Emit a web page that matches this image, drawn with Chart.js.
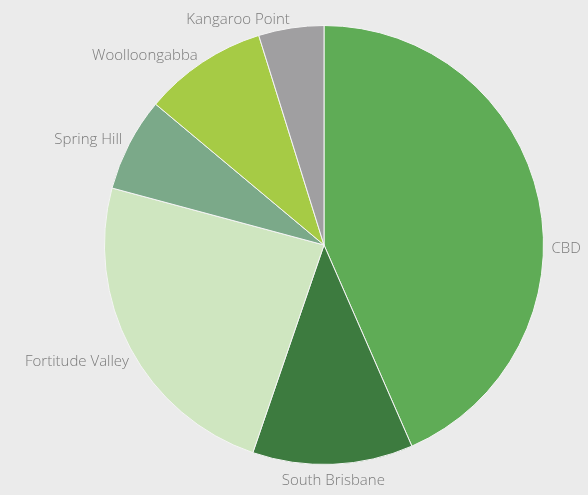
<!DOCTYPE html>
<html>
<head>
<meta charset="utf-8">
<script src="https://cdn.jsdelivr.net/npm/chart.js@4"></script>
<style>
html,body{margin:0;padding:0;background:#ebebeb;}
#wrap{width:588px;height:495px;position:relative;}
</style>
</head>
<body>
<div id="wrap"><canvas id="c" width="588" height="495"></canvas></div>
<script>
const categories = ["CBD", "South Brisbane", "Fortitude Valley", "Spring Hill", "Woolloongabba", "Kangaroo Point"];
const values = [43.4, 11.8, 23.9, 6.9, 9.1, 4.8];
const colors = ["#5fac56", "#3d7b3f", "#cfe6c0", "#7ba989", "#a6cb45", "#a09fa1"];
// label direction overrides (degrees clockwise from top); null = slice mid-angle
const labelAngles = [91, null, 239, null, null, null];

const labelPlugin = {
  id: 'outLabels',
  afterDatasetsDraw(chart) {
    const ctx = chart.ctx;
    const meta = chart.getDatasetMeta(0);
    ctx.save();
    ctx.font = '300 15px "Open Sans", Lato, sans-serif';
    ctx.fillStyle = '#7a7a7a';
    ctx.textBaseline = 'middle';
    meta.data.forEach((arc, i) => {
      const p = arc.getProps(['x','y','startAngle','endAngle','outerRadius'], true);
      let a = (p.startAngle + p.endAngle) / 2;
      if (labelAngles[i] !== null) a = labelAngles[i] * Math.PI / 180 - Math.PI / 2;
      const r = p.outerRadius + 8;
      const cx = Math.cos(a), sy = Math.sin(a);
      let x = p.x + cx * r, y = p.y + sy * r;
      if (Math.abs(cx) < 0.15) {
        ctx.textAlign = 'center';
        y += sy > 0 ? 8 : -8;
      } else if (cx > 0) {
        ctx.textAlign = 'left';
      } else {
        ctx.textAlign = 'right';
      }
      ctx.fillText(categories[i], x, y);
    });
    ctx.restore();
  }
};

new Chart(document.getElementById('c'), {
  type: 'pie',
  data: {
    labels: categories,
    datasets: [{
      data: values,
      backgroundColor: colors,
      borderColor: '#f4f4f4',
      borderWidth: 1
    }]
  },
  options: {
    responsive: false,
    animation: false,
    layout: { padding: { left: 104, right: 44, top: 25, bottom: 30 } },
    plugins: { legend: { display: false }, tooltip: { enabled: false } }
  },
  plugins: [labelPlugin]
});
</script>
</body>
</html>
+++
◆ What needs to be done
Repeat only the lines between the start of the data and the line with "const labelAngles = [91, null, 239, null, null, null];", including those two lines, and skip the pictures.

◆ Final answer
Emit a web page that matches this image, drawn with Chart.js.
<!DOCTYPE html>
<html>
<head>
<meta charset="utf-8">
<script src="https://cdn.jsdelivr.net/npm/chart.js@4"></script>
<style>
html,body{margin:0;padding:0;background:#ebebeb;}
#wrap{width:588px;height:495px;position:relative;}
</style>
</head>
<body>
<div id="wrap"><canvas id="c" width="588" height="495"></canvas></div>
<script>
const categories = ["CBD", "South Brisbane", "Fortitude Valley", "Spring Hill", "Woolloongabba", "Kangaroo Point"];
const values = [43.4, 11.8, 23.9, 6.9, 9.1, 4.8];
const colors = ["#5fac56", "#3d7b3f", "#cfe6c0", "#7ba989", "#a6cb45", "#a09fa1"];
// label direction overrides (degrees clockwise from top); null = slice mid-angle
const labelAngles = [91, null, 239, null, null, null];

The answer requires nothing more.